#### Data extract

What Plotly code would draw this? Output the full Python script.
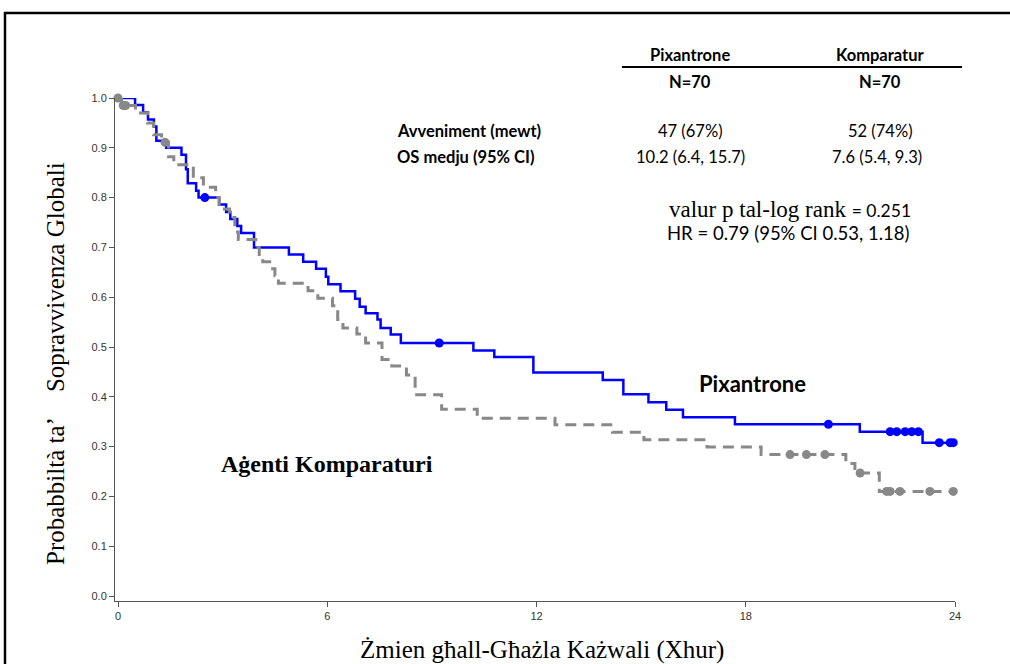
import plotly.graph_objects as go

# ---------------- data ----------------
# Pixantrone Kaplan-Meier steps (time in months, survival probability)
pix_t = [0, 0.49, 0.72, 0.86, 1.03, 1.10, 1.38, 1.82, 1.95, 2.00, 2.24, 2.31, 2.90, 3.10,
         3.22, 3.42, 3.53, 3.90, 4.90, 5.31, 5.68, 5.96, 6.03, 6.38, 6.80, 6.93, 7.10, 7.44,
         7.53, 7.82, 8.11, 10.19, 10.79, 11.91, 13.90, 14.49, 15.21, 15.72, 16.20, 17.69,
         21.27, 23.07, 23.95]
pix_s = [1.0, 0.986, 0.971, 0.957, 0.943, 0.914, 0.900, 0.886, 0.857, 0.829, 0.814, 0.800,
         0.786, 0.771, 0.757, 0.743, 0.729, 0.700, 0.686, 0.671, 0.657, 0.641, 0.626, 0.612,
         0.597, 0.581, 0.568, 0.555, 0.538, 0.525, 0.508, 0.493, 0.480, 0.449, 0.434, 0.405,
         0.389, 0.374, 0.359, 0.345, 0.330, 0.308, 0.308]
pix_cens_t = [2.49, 9.21, 20.37, 22.14, 22.33, 22.57, 22.76, 22.95, 23.55, 23.86, 23.95]
pix_cens_s = [0.800, 0.508, 0.345, 0.330, 0.330, 0.330, 0.330, 0.330, 0.308, 0.308, 0.308]

# Comparator Kaplan-Meier steps
kom_t = [0, 0.10, 0.50, 0.85, 1.02, 1.25, 1.45, 1.60, 2.16, 2.45, 2.80, 2.90, 3.20, 3.35,
         3.45, 3.95, 4.05, 4.15, 4.35, 4.50, 4.60, 5.45, 5.73, 6.15, 6.30, 6.45, 6.85, 7.10,
         7.57, 7.85, 8.27, 8.52, 9.28, 10.30, 12.53, 14.18, 15.08, 16.89, 18.44, 20.87,
         21.13, 21.83, 23.95]
kom_s = [1.0, 0.985, 0.970, 0.950, 0.926, 0.911, 0.882, 0.866, 0.840, 0.821, 0.800, 0.777,
         0.760, 0.731, 0.716, 0.700, 0.686, 0.671, 0.657, 0.643, 0.628, 0.613, 0.598, 0.583,
         0.555, 0.538, 0.526, 0.508, 0.475, 0.462, 0.444, 0.404, 0.375, 0.357, 0.344, 0.329,
         0.314, 0.299, 0.284, 0.266, 0.247, 0.210, 0.210]
kom_cens_t = [0.0, 0.15, 0.22, 1.35, 19.27, 19.74, 20.27, 21.28, 22.04, 22.14, 22.42, 23.28, 23.95]
kom_cens_s = [1.0, 0.985, 0.985, 0.911, 0.284, 0.284, 0.284, 0.247, 0.210, 0.210, 0.210, 0.210, 0.210]

x_ticks = [0, 6, 12, 18, 24]
y_ticks = [0.0, 0.1, 0.2, 0.3, 0.4, 0.5, 0.6, 0.7, 0.8, 0.9, 1.0]

groups = ["Pixantrone", "Komparatur"]
n_pat = ["N=70", "N=70"]
row_labels = ["Avveniment (mewt)", "OS medju (95% CI)"]
events = ["47 (67%)", "52 (74%)"]
median_os = ["10.2 (6.4, 15.7)", "7.6 (5.4, 9.3)"]
pval_text = "valur p tal-log rank"
pval = "= 0.251"
hr_text = "HR = 0.79 (95% CI 0.53, 1.18)"
y_title = "Probabbiltà ta’\u00a0\u00a0\u00a0\u00a0Sopravvivenza Globali"
x_title = "Żmien għall-Għażla Każwali (Xhur)"

BLUE = "#0000ff"
GREY = "#888888"
SANS = "Lato, 'Open Sans', sans-serif"
SERIF = "'Liberation Serif', 'Times New Roman', serif"

# ---------------- layout geometry (pixels) ----------------
W, H = 1010, 664
ML, MR, MT, MB = 115, 55, 98, 63
PW, PH = W - ML - MR, H - MT - MB


def px(x):
    return (x - ML) / PW


def py(y):
    return (H - MB - y) / PH


fig = go.Figure()
fig.add_trace(go.Scatter(x=pix_t, y=pix_s, mode="lines", line=dict(shape="hv", color=BLUE, width=2.5),
                         name="Pixantrone", cliponaxis=False))
fig.add_trace(go.Scatter(x=kom_t, y=kom_s, mode="lines",
                         line=dict(shape="hv", color=GREY, width=3, dash="11px,7px"),
                         name="Komparatur", cliponaxis=False))
fig.add_trace(go.Scatter(x=pix_cens_t, y=pix_cens_s, mode="markers",
                         marker=dict(color=BLUE, size=9), cliponaxis=False, showlegend=False))
fig.add_trace(go.Scatter(x=kom_cens_t, y=kom_cens_s, mode="markers",
                         marker=dict(color=GREY, size=9), cliponaxis=False, showlegend=False))

TF = 16.5
ann = []
hdr_x = [690, 880]
for i in range(2):
    ann.append(dict(x=px(hdr_x[i]), y=py(55), text="<b>%s</b>" % groups[i],
                    font=dict(family=SANS, size=TF, color="black")))
    ann.append(dict(x=px(hdr_x[i]), y=py(82), text="<b>%s</b>" % n_pat[i],
                    font=dict(family=SANS, size=TF, color="black")))
    ann.append(dict(x=px(hdr_x[i]), y=py(131), text=events[i],
                    font=dict(family=SANS, size=TF, color="black")))
    ann.append(dict(x=px(hdr_x[i] - 3 * i), y=py(157), text=median_os[i],
                    font=dict(family=SANS, size=TF, color="black")))
for j, lab in enumerate(row_labels):
    ann.append(dict(x=px(395), y=py(131 + 26 * j), text="<b>%s</b>" % lab, xanchor="left",
                    font=dict(family=SANS, size=TF, color="black")))
ann.append(dict(x=px(790), y=py(209),
                text="%s <span style=\"font-family:Lato, sans-serif; font-size:17.5px\">%s</span>" % (pval_text, pval),
                font=dict(family=SERIF, size=23, color="black")))
ann.append(dict(x=px(788), y=py(233), text=hr_text, font=dict(family=SANS, size=18.5, color="black")))
ann.append(dict(x=px(752), y=py(383), text="<b>Pixantrone</b>", font=dict(family=SANS, size=22, color="black")))
ann.append(dict(x=px(327), y=py(464), text="<b>Aġenti Komparaturi</b>", font=dict(family=SERIF, size=24, color="black")))
# axis titles
ann.append(dict(x=px(542), y=py(650), text=x_title, font=dict(family=SERIF, size=25, color="black")))
ann.append(dict(x=px(55), y=py(364), text=y_title, textangle=-90, font=dict(family=SERIF, size=25, color="black")))
for a in ann:
    a.update(xref="paper", yref="paper", showarrow=False)
    a.setdefault("xanchor", "center")
    a.setdefault("yanchor", "middle")

shapes = [
    # table header rule
    dict(type="line", xref="paper", yref="paper", x0=px(622), x1=px(962), y0=py(67), y1=py(67),
         line=dict(color="black", width=2)),
    # outer frame (left and top edges; the rest lies outside the picture)
    dict(type="line", xref="paper", yref="paper", x0=px(5), x1=px(5), y0=py(12), y1=py(700),
         line=dict(color="black", width=2.5)),
    dict(type="line", xref="paper", yref="paper", x0=px(4), x1=px(1040), y0=py(13), y1=py(13),
         line=dict(color="black", width=2.5)),
]

axis_common = dict(showgrid=False, zeroline=False, showline=True, linecolor="#555555", linewidth=1,
                   ticks="outside", ticklen=5, tickcolor="#555555", tickwidth=1, automargin=False)

fig.update_layout(
    width=W, height=H,
    margin=dict(l=ML, r=MR, t=MT, b=MB),
    paper_bgcolor="white", plot_bgcolor="white",
    showlegend=False,
    annotations=ann,
    shapes=shapes,
    xaxis=dict(range=[-3 / 34.875, 24], tickvals=x_ticks, ticktext=[str(v) for v in x_ticks],
               tickfont=dict(family="'Liberation Sans Narrow', 'Arial Narrow', 'Liberation Sans', Arial",
                             size=11, color="#333333"),
               **axis_common),
    yaxis=dict(range=[-0.01, 1.0], tickvals=y_ticks, ticktext=["%.1f" % v for v in y_ticks],
               tickfont=dict(family="'Liberation Sans', Arial", size=11, color="#333333"),
               **axis_common),
)

fig.write_html("out.html", config={"displayModeBar": False}, post_script=(
    "document.body.style.margin='0';document.body.style.padding='0';"
    "document.body.style.overflow='hidden';"))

########

Directions
In the data above, please extract the lines from the first one through the line with "0.8, 0.9, 1.0]", exactly, and keep pictures out.

Correct answer
What Plotly code would draw this? Output the full Python script.
import plotly.graph_objects as go

# ---------------- data ----------------
# Pixantrone Kaplan-Meier steps (time in months, survival probability)
pix_t = [0, 0.49, 0.72, 0.86, 1.03, 1.10, 1.38, 1.82, 1.95, 2.00, 2.24, 2.31, 2.90, 3.10,
         3.22, 3.42, 3.53, 3.90, 4.90, 5.31, 5.68, 5.96, 6.03, 6.38, 6.80, 6.93, 7.10, 7.44,
         7.53, 7.82, 8.11, 10.19, 10.79, 11.91, 13.90, 14.49, 15.21, 15.72, 16.20, 17.69,
         21.27, 23.07, 23.95]
pix_s = [1.0, 0.986, 0.971, 0.957, 0.943, 0.914, 0.900, 0.886, 0.857, 0.829, 0.814, 0.800,
         0.786, 0.771, 0.757, 0.743, 0.729, 0.700, 0.686, 0.671, 0.657, 0.641, 0.626, 0.612,
         0.597, 0.581, 0.568, 0.555, 0.538, 0.525, 0.508, 0.493, 0.480, 0.449, 0.434, 0.405,
         0.389, 0.374, 0.359, 0.345, 0.330, 0.308, 0.308]
pix_cens_t = [2.49, 9.21, 20.37, 22.14, 22.33, 22.57, 22.76, 22.95, 23.55, 23.86, 23.95]
pix_cens_s = [0.800, 0.508, 0.345, 0.330, 0.330, 0.330, 0.330, 0.330, 0.308, 0.308, 0.308]

# Comparator Kaplan-Meier steps
kom_t = [0, 0.10, 0.50, 0.85, 1.02, 1.25, 1.45, 1.60, 2.16, 2.45, 2.80, 2.90, 3.20, 3.35,
         3.45, 3.95, 4.05, 4.15, 4.35, 4.50, 4.60, 5.45, 5.73, 6.15, 6.30, 6.45, 6.85, 7.10,
         7.57, 7.85, 8.27, 8.52, 9.28, 10.30, 12.53, 14.18, 15.08, 16.89, 18.44, 20.87,
         21.13, 21.83, 23.95]
kom_s = [1.0, 0.985, 0.970, 0.950, 0.926, 0.911, 0.882, 0.866, 0.840, 0.821, 0.800, 0.777,
         0.760, 0.731, 0.716, 0.700, 0.686, 0.671, 0.657, 0.643, 0.628, 0.613, 0.598, 0.583,
         0.555, 0.538, 0.526, 0.508, 0.475, 0.462, 0.444, 0.404, 0.375, 0.357, 0.344, 0.329,
         0.314, 0.299, 0.284, 0.266, 0.247, 0.210, 0.210]
kom_cens_t = [0.0, 0.15, 0.22, 1.35, 19.27, 19.74, 20.27, 21.28, 22.04, 22.14, 22.42, 23.28, 23.95]
kom_cens_s = [1.0, 0.985, 0.985, 0.911, 0.284, 0.284, 0.284, 0.247, 0.210, 0.210, 0.210, 0.210, 0.210]

x_ticks = [0, 6, 12, 18, 24]
y_ticks = [0.0, 0.1, 0.2, 0.3, 0.4, 0.5, 0.6, 0.7, 0.8, 0.9, 1.0]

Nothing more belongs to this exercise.